The truth is that Communism has fatal flaws. Start with the economy. Letting the state decide what factories produce can be great when your country’s existence is threatened—think of all the T-34 tanks the Soviets built during the Second World War—but in more normal times it’s a bad idea. In the 1930’s it was all but impossible to buy a new pair of shoes because the government didn’t prioritize their production. You couldn’t find oil lamps or kettles. Or needles and thread to mend your clothes. There were chronic food shortages.
The result was corruption. To get your hands on material goods you had to know the right people. This sort of corruption seems unavoidable in Communist societies. Restrictions on free speech lead to a lack of transparency and accountability at every level of society. The results were unequal access not only to food but also to jobs and the chance to do well.
An argument against Communism that is true but usually overstated is that it removed people’s incentive to work hard. If everyone is equal, why bother? That’s a pretty bleak view of human nature. The truth is that many worked hard as bakers, doctors, taxi drivers, and teachers in Communist societies because they believed they had good work to do. The lack of financial incentive was an obstacle to innovation, but thankfully human beings are motivated by more than money.
A more fundamental problem is that Communist societies have struggled to provide their people with meaning. That sounds vague, but it’s important. At the outset, Communist states told everyone to put their trust in the new government, which would bring peace and prosperity for all. They suppressed old religions. Many people believed the new faith for a while but when disappointment came they didn’t have the option of throwing out the people in charge, as you do in a democracy.
Eventually, most people became cynical. They watched the people at the top cling to power and get rich. They saw that Communism was very capable of destroying life as well as nourishing it, whether through repression, misinformation, or hunger. Some returned to trusted old faiths, such as Christianity, others found new ones. But many were left with nothing.
China’s government now sees the moral emptiness of its society as a major problem. It’s trying to resurrect Confucian values for their increasingly amoral society.
One of the most insightful commentators on communism was Sir Thomas More. In 1516 he published a book that told of a country where people lived in unlocked houses, worked hard, ate well, and shared everything. However, the title of the book was Utopia, meaning “Nowhere.” More thought his imaginary place could inspire social improvement but he didn’t believe the whole ideal could work in practice. As a Christian humanist, More believed that people were sinful by nature. He knew that sharing property didn’t work out even in the small and eager community of the early church described in the Bible. The same would be true in the Israeli communes of the twentieth century.

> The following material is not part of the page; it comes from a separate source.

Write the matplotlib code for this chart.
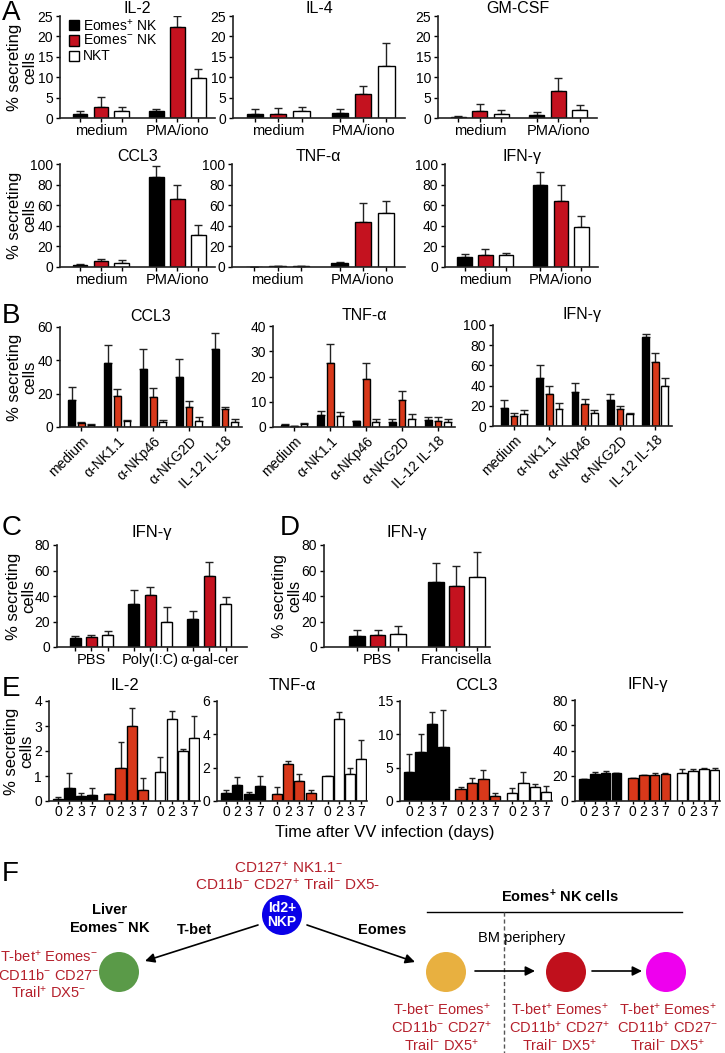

Communism doesn’t work. But that does not mean that we are left with the survival of the fittest. Moderate forms of socialism have been much more successful, and they are compatible with democracy. Social Security and Medicare are American examples, the NHS is a British one. Are there flaws? Yes. Do we need creative thinking on how to improve democratic socialism, or social democracy, in an age of growing inequality? Absolutely. But social democracy has served many countries very well over the past century. China would be doing even better if it switched.